§ **Information shown**
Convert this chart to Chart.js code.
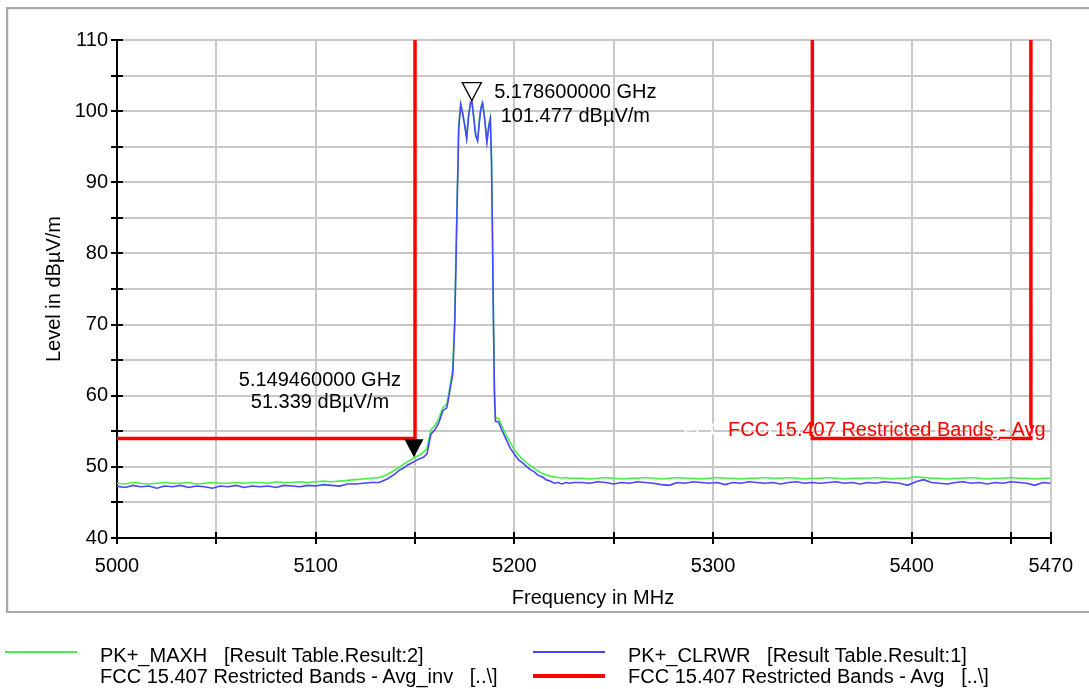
<!DOCTYPE html>
<html>
<head>
<meta charset="utf-8">
<script src="https://cdn.jsdelivr.net/npm/chart.js@4.4.1/dist/chart.umd.min.js"></script>
<style>
  body { margin: 0; background: #fff; }
  #frame {
    position: absolute; left: 6px; top: 7px; width: 1100px; height: 602px;
    border: 2px solid #a8a8a8; box-shadow: inset 1px 1px 0 #ececec; background: #fff;
  }
  #wrap { position: absolute; left: 0; top: 0; width: 1089px; height: 689px; }
  .leg-line { position: absolute; width: 72px; }
  .leg-text {
    position: absolute; font: 20px "Liberation Sans", Arial, sans-serif;
    line-height: 22px; white-space: pre; color: #000;
  }
</style>
</head>
<body>
<div id="frame"></div>
<div id="wrap"><canvas id="spectrum" width="1089" height="689"></canvas></div>

<div class="leg-line" style="left:5px; top:651px; height:2px; background:#46f046"></div>
<div class="leg-text" style="left:100px; top:644px">PK+_MAXH   [Result Table.Result:2]</div>
<div class="leg-line" style="left:533px; top:651px; height:2px; background:#4646ff"></div>
<div class="leg-text" style="left:628px; top:644px">PK+_CLRWR   [Result Table.Result:1]</div>
<div class="leg-line" style="left:5px; top:674px; height:4px; background:#ffffff"></div>
<div class="leg-text" style="left:100px; top:665px">FCC 15.407 Restricted Bands - Avg_inv   [..\]</div>
<div class="leg-line" style="left:533px; top:674px; height:4px; background:#ff0000"></div>
<div class="leg-text" style="left:628px; top:665px">FCC 15.407 Restricted Bands - Avg   [..\]</div>

<script>
// sweep frequencies (MHz)
const freqMHz = [
  5000, 5004, 5008, 5012, 5016, 5020, 5024, 5028, 5032, 5036,
  5040, 5044, 5048, 5052, 5056, 5060, 5064, 5068, 5072, 5076,
  5080, 5084, 5088, 5092, 5096, 5100, 5104, 5108, 5112, 5116,
  5120, 5124, 5128, 5132, 5136, 5140,
  5142, 5144, 5146, 5148, 5150, 5152, 5154, 5156, 5158, 5160, 5162, 5164, 5166,
  5167, 5168, 5169, 5170, 5171, 5172, 5173, 5174, 5175, 5176,
  5177, 5178, 5178.6, 5179.5, 5180.5, 5181.5, 5182.5, 5183.2, 5184, 5185,
  5186.2, 5187.2, 5187.9, 5188.5, 5189, 5189.5, 5190, 5190.5, 5192,
  5194, 5196, 5198, 5200, 5202, 5204, 5206, 5208, 5210, 5212,
  5214, 5216, 5218, 5220, 5222, 5224, 5226, 5228, 5230,
  5234, 5238, 5242, 5246, 5250, 5254, 5258, 5262, 5266, 5270,
  5274, 5278, 5282, 5286, 5290, 5294, 5298, 5302, 5306, 5310,
  5314, 5318, 5322, 5326, 5330, 5334, 5338, 5342, 5346, 5350,
  5354, 5358, 5362, 5366, 5370, 5374, 5378, 5382, 5386, 5390,
  5394, 5398, 5402, 5406, 5410, 5414, 5418, 5422, 5426, 5430,
  5434, 5438, 5442, 5446, 5450, 5454, 5458, 5462, 5466, 5470
];

// PK+_MAXH (green)
const maxhLevel = [
  47.7, 47.6, 47.8, 47.7, 47.6, 47.7, 47.8, 47.7, 47.7, 47.8,
  47.6, 47.7, 47.8, 47.7, 47.7, 47.8, 47.7, 47.8, 47.8, 47.7,
  47.9, 47.8, 47.8, 47.9, 47.8, 47.9, 48.0, 47.9, 48.0, 48.1,
  48.2, 48.3, 48.4, 48.5, 48.9, 49.6,
  49.9, 50.3, 50.7, 51.0, 51.4, 51.6, 52.0, 52.6, 55.2, 55.8, 56.8, 58.3, 58.8,
  60.3, 62.0, 63.8, 71.0, 85.0, 98.0, 101.1, 99.8, 98.2, 96.3,
  99.6, 101.3, 101.48, 99.4, 96.8, 96.0, 99.0, 100.6, 101.3, 99.2,
  95.8, 98.2, 99.1, 93.5, 83.0, 71.0, 61.0, 56.9, 56.8,
  55.6, 54.4, 53.4, 52.4, 51.7, 51.1, 50.6, 50.2, 49.8, 49.4,
  49.1, 48.9, 48.7, 48.6, 48.5, 48.4, 48.5, 48.4, 48.4,
  48.4, 48.3, 48.4, 48.5, 48.4, 48.3, 48.4, 48.4, 48.5, 48.4,
  48.3, 48.4, 48.5, 48.4, 48.4, 48.3, 48.4, 48.5, 48.4, 48.4,
  48.3, 48.4, 48.4, 48.5, 48.4, 48.4, 48.5, 48.4, 48.3, 48.4,
  48.4, 48.5, 48.4, 48.3, 48.4, 48.4, 48.4, 48.5, 48.4, 48.3,
  48.4, 48.4, 48.6, 48.5, 48.4, 48.4, 48.3, 48.4, 48.4, 48.5,
  48.4, 48.3, 48.4, 48.4, 48.5, 48.4, 48.4, 48.3, 48.4, 48.4
];

// PK+_CLRWR (blue)
const clrwrLevel = [
  47.3, 47.1, 47.4, 47.2, 47.3, 47.0, 47.3, 47.2, 47.4, 47.1,
  47.3, 47.2, 47.0, 47.3, 47.2, 47.4, 47.1, 47.3, 47.2, 47.3,
  47.1, 47.4, 47.3, 47.2, 47.4, 47.3, 47.5, 47.4, 47.3, 47.6,
  47.6, 47.7, 47.8, 47.8, 48.3, 49.0,
  49.5, 49.8, 50.2, 50.5, 50.8, 51.1, 51.3, 51.8, 54.6, 55.2, 56.2, 57.9, 58.3,
  59.8, 61.5, 63.0, 70.0, 84.0, 97.5, 100.9, 99.6, 98.0, 96.1,
  99.4, 101.2, 101.45, 99.2, 96.6, 95.8, 98.8, 100.4, 101.1, 99.0,
  95.6, 98.0, 98.9, 93.0, 82.0, 70.0, 60.0, 56.4, 56.3,
  55.0, 53.8, 52.6, 51.8, 51.0, 50.6, 50.1, 49.6, 49.3, 48.8,
  48.6, 48.2, 48.0, 47.7, 47.8, 47.6, 47.8, 47.7, 47.8,
  47.8, 47.7, 47.9, 47.8, 47.6, 47.8, 47.7, 47.9, 47.8, 47.7,
  47.5, 47.4, 47.8, 47.7, 47.9, 47.8, 47.7, 47.8, 47.5, 47.8,
  47.7, 47.9, 47.8, 47.7, 47.8, 47.6, 47.8, 47.9, 47.7, 47.8,
  47.7, 47.8, 47.9, 47.7, 47.8, 47.6, 47.8, 47.7, 47.9, 47.8,
  47.7, 47.4, 47.9, 48.2, 47.8, 47.7, 47.6, 47.8, 47.9, 47.7,
  47.8, 47.6, 47.8, 47.7, 47.9, 47.8, 47.7, 47.4, 47.8, 47.7
];

// FCC 15.407 restricted bands - Avg limit (null = gap)
const limitFreq = [5000, 5150, 5150, 5250, 5350, 5350, 5460, 5460];
const limitLevel = [54, 54, 110, null, 110, 54, 54, 110];

// markers
const markerFreq = [5178.6, 5149.46];
const markerLevel = [101.477, 51.339];
const markerText = [
  ['5.178600000 GHz', '101.477 dBµV/m'],
  ['5.149460000 GHz', '51.339 dBµV/m']
];

// axis ticks
const xTickValues = [5000, 5050, 5100, 5150, 5200, 5250, 5300, 5350, 5400, 5450, 5470];
const xLabelValues = [5000, 5100, 5200, 5300, 5400, 5470];
const yLabelValues = [40, 50, 60, 70, 80, 90, 100, 110];

const FONT = '"Liberation Sans", Arial, sans-serif';

if (maxhLevel.length !== freqMHz.length || clrwrLevel.length !== freqMHz.length) {
  console.warn('length mismatch', freqMHz.length, maxhLevel.length, clrwrLevel.length);
}

const toPoints = (xs, ys) => xs.map((x, i) => ({ x: x, y: ys[i] }));

const extrasPlugin = {
  id: 'extras',
  afterDatasetsDraw(chart) {
    const { ctx, chartArea, scales: { x, y } } = chart;
    ctx.save();

    // tick marks crossing the axes
    ctx.strokeStyle = '#000';
    ctx.lineWidth = 2;
    ctx.beginPath();
    for (let v = 40; v <= 110; v += 5) {
      const py = Math.round(y.getPixelForValue(v));
      ctx.moveTo(chartArea.left - 6, py);
      ctx.lineTo(chartArea.left + 6, py);
    }
    xTickValues.forEach(v => {
      const px = Math.round(x.getPixelForValue(v));
      ctx.moveTo(px, chartArea.bottom - 6);
      ctx.lineTo(px, chartArea.bottom + 6);
    });
    ctx.stroke();

    // markers
    ctx.font = '20px ' + FONT;
    ctx.textBaseline = 'alphabetic';
    ctx.textAlign = 'center';
    markerFreq.forEach((f, i) => {
      const px = x.getPixelForValue(f);
      const py = y.getPixelForValue(markerLevel[i]);
      ctx.beginPath();
      ctx.moveTo(px, py);
      ctx.lineTo(px - 9.5, py - 18);
      ctx.lineTo(px + 9.5, py - 18);
      ctx.closePath();
      ctx.lineWidth = 1.3;
      ctx.strokeStyle = '#000';
      if (i === 1) {
        ctx.fillStyle = '#000';
        ctx.fill();
      } else {
        ctx.fillStyle = '#fff';
        ctx.fill();
        ctx.stroke();
      }
      ctx.fillStyle = '#000';
      if (i === 0) {
        ctx.fillText(markerText[i][0], px + 103.5, py - 3);
        ctx.fillText(markerText[i][1], px + 103.5, py + 21);
      } else {
        ctx.fillText(markerText[i][0], px - 94, py - 71);
        ctx.fillText(markerText[i][1], px - 94, py - 49);
      }
    });

    // limit line labels
    const ly = y.getPixelForValue(54) - 2;
    ctx.textAlign = 'left';
    ctx.fillStyle = '#fff';
    ctx.fillText('FCC 15.407 Restricted Bands - Avg_inv', 683, ly);
    ctx.fillStyle = '#ff0000';
    ctx.fillText('FCC 15.407 Restricted Bands - Avg', 728, ly);

    // axis titles
    ctx.fillStyle = '#000';
    ctx.textAlign = 'center';
    ctx.textBaseline = 'middle';
    ctx.fillText('Frequency in MHz', 593, 598);
    ctx.translate(54, (chartArea.top + chartArea.bottom) / 2);
    ctx.rotate(-Math.PI / 2);
    ctx.fillText('Level in dBµV/m', 0, 0);
    ctx.restore();
  }
};

new Chart(document.getElementById('spectrum'), {
  type: 'line',
  data: {
    datasets: [
      {
        label: 'PK+_CLRWR',
        data: toPoints(freqMHz, clrwrLevel),
        borderColor: '#4646ff',
        borderWidth: 1.6,
        pointRadius: 0,
        tension: 0
      },
      {
        label: 'PK+_MAXH',
        data: toPoints(freqMHz, maxhLevel),
        borderColor: '#46f046',
        borderWidth: 1.6,
        pointRadius: 0,
        tension: 0
      },
      {
        label: 'FCC 15.407 Restricted Bands - Avg',
        data: toPoints(limitFreq, limitLevel),
        borderColor: '#ff0000',
        borderWidth: 3.5,
        pointRadius: 0,
        spanGaps: false,
        tension: 0
      }
    ]
  },
  options: {
    responsive: false,
    animation: false,
    events: [],
    layout: {
      padding: { left: 0, top: 40, right: 38, bottom: 91 }
    },
    scales: {
      x: {
        type: 'linear',
        min: 5000,
        max: 5470,
        afterBuildTicks: (scale) => {
          scale.ticks = xTickValues.map(v => ({ value: v }));
        },
        afterFit: (scale) => { scale.height = 60; },
        grid: { color: '#c8c8c8', lineWidth: 2, drawTicks: false },
        border: { color: '#000', width: 2 },
        ticks: {
          autoSkip: false,
          maxRotation: 0,
          minRotation: 0,
          padding: 16,
          color: '#000',
          font: { size: 20, family: FONT },
          callback: (v) => xLabelValues.includes(v) ? String(v) : ''
        }
      },
      y: {
        min: 40,
        max: 110,
        afterFit: (scale) => { scale.width = 117; },
        grid: { color: '#c8c8c8', lineWidth: 2, drawTicks: false },
        border: { color: '#000', width: 2 },
        ticks: {
          stepSize: 5,
          padding: 9,
          color: '#000',
          font: { size: 20, family: FONT },
          callback: (v) => yLabelValues.includes(v) ? String(v) : ''
        }
      }
    },
    plugins: {
      legend: { display: false },
      tooltip: { enabled: false }
    }
  },
  plugins: [extrasPlugin]
});
</script>
</body>
</html>
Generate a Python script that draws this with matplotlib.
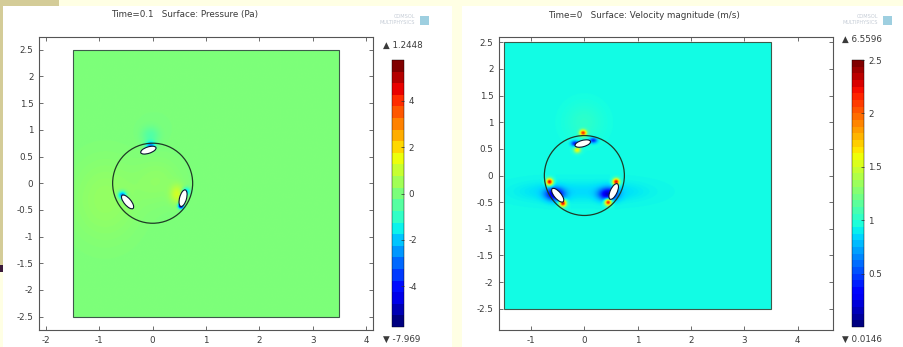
import numpy as np
import matplotlib
matplotlib.use("Agg")
import matplotlib.pyplot as plt
from matplotlib.patches import Rectangle, Ellipse, Circle
from matplotlib.colors import Normalize
from matplotlib.cm import ScalarMappable

plt.rcParams['axes.unicode_minus'] = False
plt.rcParams['font.family'] = ['DejaVu Sans']

W, H = 904, 347

# ---------------- data ----------------
titles = ["Time=0.1   Surface: Pressure (Pa)", "Time=0   Surface: Velocity magnitude (m/s)"]
domain = [-1.5, 3.5, -2.5, 2.5]          # x0, x1, y0, y1
rotor_radius = 0.75

# pressure field (Pa): background + localized disturbances
p_background = 0.0
p_blob_x = [-0.9, 0.45, -0.05, -0.58, 0.52, 0.62, -0.05, 0.1]
p_blob_y = [-0.3, -0.2, 0.72, -0.22, -0.42, -0.15, 0.9, 0.05]
p_blob_amp = [0.35, 1.1, -2.6, -3.2, -6.0, -2.2, -0.6, 0.25]
p_blob_sx = [0.45, 0.09, 0.06, 0.05, 0.035, 0.05, 0.12, 0.3]
p_blob_sy = [0.55, 0.12, 0.05, 0.05, 0.035, 0.05, 0.12, 0.3]
p_levels_min, p_levels_max, p_nlevels = -5.75, 5.75, 23
p_cbar_ticks = [4, 2, 0, -2, -4]
p_max_label, p_min_label = "1.2448", "-7.969"

# velocity magnitude field (m/s)
v_background = 0.93
v_blob_x = [-0.55, 0.45, -0.17, 0.17, -0.02, -0.13, -0.65, -0.4, 0.6, 0.45, 0.0, -0.6, 0.5]
v_blob_y = [-0.35, -0.35, 0.6, 0.66, 0.8, 0.48, -0.12, -0.52, -0.12, -0.5, 1.0, -0.3, -0.3]
v_blob_amp = [-0.72, -0.72, -0.6, -0.55, 1.2, 0.7, 1.4, 1.4, 1.4, 1.4, 0.08, -0.08, -0.08]
v_blob_sx = [0.12, 0.12, 0.05, 0.05, 0.045, 0.045, 0.045, 0.045, 0.045, 0.045, 0.25, 0.45, 0.45]
v_blob_sy = [0.08, 0.08, 0.035, 0.035, 0.04, 0.04, 0.045, 0.045, 0.045, 0.045, 0.25, 0.12, 0.12]
v_levels_min, v_levels_max, v_nlevels = 0.0, 2.5, 40
v_cbar_ticks = [2.5, 2, 1.5, 1, 0.5]
v_max_label, v_min_label = "6.5596", "0.0146"

# blades (white holes)
p_blade_x = [-0.08, -0.47, 0.57]
p_blade_y = [0.62, -0.35, -0.28]
p_blade_ang = [18, -50, 75]
v_blade_x = [-0.03, -0.5, 0.55]
v_blade_y = [0.6, -0.37, -0.3]
v_blade_ang = [15, -50, 65]
blade_len = [0.3, 0.32, 0.32]
blade_wid = [0.12, 0.13, 0.13]

p_xticks = [-2, -1, 0, 1, 2, 3, 4]
v_xticks = [-1, 0, 1, 2, 3, 4]
yticks = [-2.5, -2, -1.5, -1, -0.5, 0, 0.5, 1, 1.5, 2, 2.5]
p_xlim, p_ylim = (-2.13, 4.13), (-2.75, 2.74)
v_xlim, v_ylim = (-1.6, 4.66), (-2.9, 2.6)


def field(background, bx, by, amp, sx, sy, n=500):
    x = np.linspace(domain[0], domain[1], n)
    y = np.linspace(domain[2], domain[3], n)
    X, Y = np.meshgrid(x, y)
    Z = np.full_like(X, background, dtype=float)
    for cx, cy, a, ssx, ssy in zip(bx, by, amp, sx, sy):
        Z += a * np.exp(-((X - cx) ** 2 / (2 * ssx ** 2) + (Y - cy) ** 2 / (2 * ssy ** 2)))
    return Z


def px(x0, y0, w, h):
    return [x0 / W, 1 - (y0 + h) / H, w / W, h / H]


fig = plt.figure(figsize=(W / 100, H / 100), dpi=100)
fig.patch.set_facecolor('#FFFFE4')

# background panels
bgpatches = [
    (0, 0, 59, 6, '#D4CC98'),
    (0, 0, 3, 265, '#D4CC98'),
    (0, 265, 9, 7, '#3A1A3A'),
    (3, 6, 449, 341, 'white'),
    (462, 6, 442, 341, 'white'),
]
for x0, y0, w, h, c in bgpatches:
    fig.add_artist(Rectangle((x0 / W, 1 - (y0 + h) / H), w / W, h / H,
                             transform=fig.transFigure, facecolor=c,
                             edgecolor='none', zorder=-10))

txtc = '#3a3a3a'
fs = 6.3

panels = [
    dict(ax=px(39, 37, 334, 293), cax=px(392, 60, 12, 267), title_x=185,
         Z=field(p_background, p_blob_x, p_blob_y, p_blob_amp, p_blob_sx, p_blob_sy),
         vmin=p_levels_min, vmax=p_levels_max, nl=p_nlevels, cticks=p_cbar_ticks,
         maxl=p_max_label, minl=p_min_label, bx=p_blade_x, by=p_blade_y, ba=p_blade_ang,
         xticks=p_xticks, xlim=p_xlim, ylim=p_ylim, title=titles[0],
         maxy=45, logo_x=415, cbar_x=383),
    dict(ax=px(499, 37, 334, 293), cax=px(852, 60, 12, 267), title_x=644,
         Z=field(v_background, v_blob_x, v_blob_y, v_blob_amp, v_blob_sx, v_blob_sy),
         vmin=v_levels_min, vmax=v_levels_max, nl=v_nlevels, cticks=v_cbar_ticks,
         maxl=v_max_label, minl=v_min_label, bx=v_blade_x, by=v_blade_y, ba=v_blade_ang,
         xticks=v_xticks, xlim=v_xlim, ylim=v_ylim, title=titles[1],
         maxy=39, logo_x=878, cbar_x=842),
]

for P in panels:
    ax = fig.add_axes(P['ax'])
    ax.set_facecolor('white')
    norm = Normalize(P['vmin'], P['vmax'])
    Z = np.clip(P['Z'], P['vmin'], P['vmax'])
    ax.imshow(Z, origin='lower', extent=domain, cmap='jet', norm=norm,
              interpolation='bilinear', aspect='auto')
    ax.add_patch(Rectangle((domain[0], domain[2]), domain[1] - domain[0],
                           domain[3] - domain[2], fill=False, edgecolor='#3d5a4a', lw=0.8))
    ax.add_patch(Circle((0, 0), rotor_radius, fill=False, edgecolor='#1e3a26', lw=0.9))
    for bx, by, ba, bl, bw in zip(P['bx'], P['by'], P['ba'], blade_len, blade_wid):
        ax.add_patch(Ellipse((bx, by), bl, bw, angle=ba, facecolor='white',
                             edgecolor='#0a1430', lw=0.8))
    ax.set_xlim(*P['xlim'])
    ax.set_ylim(*P['ylim'])
    ax.set_xticks(P['xticks'])
    ax.set_xticklabels([f"{t:g}" for t in P['xticks']])
    ax.set_yticks(yticks)
    ax.set_yticklabels([f"{t:g}" for t in yticks])
    ax.tick_params(direction='in', length=3, width=0.6, color='#555',
                   top=True, right=True, labelsize=fs, labelcolor=txtc, pad=4)
    for s in ax.spines.values():
        s.set_color('#555')
        s.set_linewidth(0.8)

    cax = fig.add_axes(P['cax'])
    sm = ScalarMappable(norm=norm, cmap=plt.get_cmap('jet', P['nl']))
    cb = fig.colorbar(sm, cax=cax)
    cb.set_ticks(P['cticks'])
    cb.set_ticklabels([f"{t:g}" for t in P['cticks']])
    cb.ax.tick_params(direction='in', length=2, width=0.5, color='#333',
                      labelsize=fs, labelcolor=txtc, pad=3)
    cb.outline.set_linewidth(0.3)

    fig.text(P['title_x'] / W, 1 - 15 / H, P['title'], ha='center', va='center',
             fontsize=fs, color=txtc)
    fig.text(P['cbar_x'] / W, 1 - P['maxy'] / H, "\u25B2 " + P['maxl'], ha='left',
             va='center', fontsize=fs, color=txtc)
    fig.text(P['cbar_x'] / W, 1 - 339 / H, "\u25BC " + P['minl'], ha='left',
             va='center', fontsize=fs, color=txtc)
    # faint logo
    fig.text(P['logo_x'] / W, 1 - 16 / H, "COMSOL", ha='right', va='center',
             fontsize=3.6, color='#c5ccd6')
    fig.text(P['logo_x'] / W, 1 - 22 / H, "MULTIPHYSICS", ha='right', va='center',
             fontsize=3.6, color='#c5ccd6')
    fig.add_artist(Rectangle(((P['logo_x'] + 5) / W, 1 - 25 / H), 9 / W, 9 / H,
                             transform=fig.transFigure, facecolor='#9ecfe0',
                             edgecolor='none'))

fig.savefig('out.png', dpi=100, facecolor=fig.get_facecolor())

§ **Request**
What lines above run from the one with "Generate a Python" to the one with "from matplotlib.cm import ScalarMappable"? Give them again exactly, ends included, and leave the pictures out.

§ **Response to the task**
Generate a Python script that draws this with matplotlib.
import numpy as np
import matplotlib
matplotlib.use("Agg")
import matplotlib.pyplot as plt
from matplotlib.patches import Rectangle, Ellipse, Circle
from matplotlib.colors import Normalize
from matplotlib.cm import ScalarMappable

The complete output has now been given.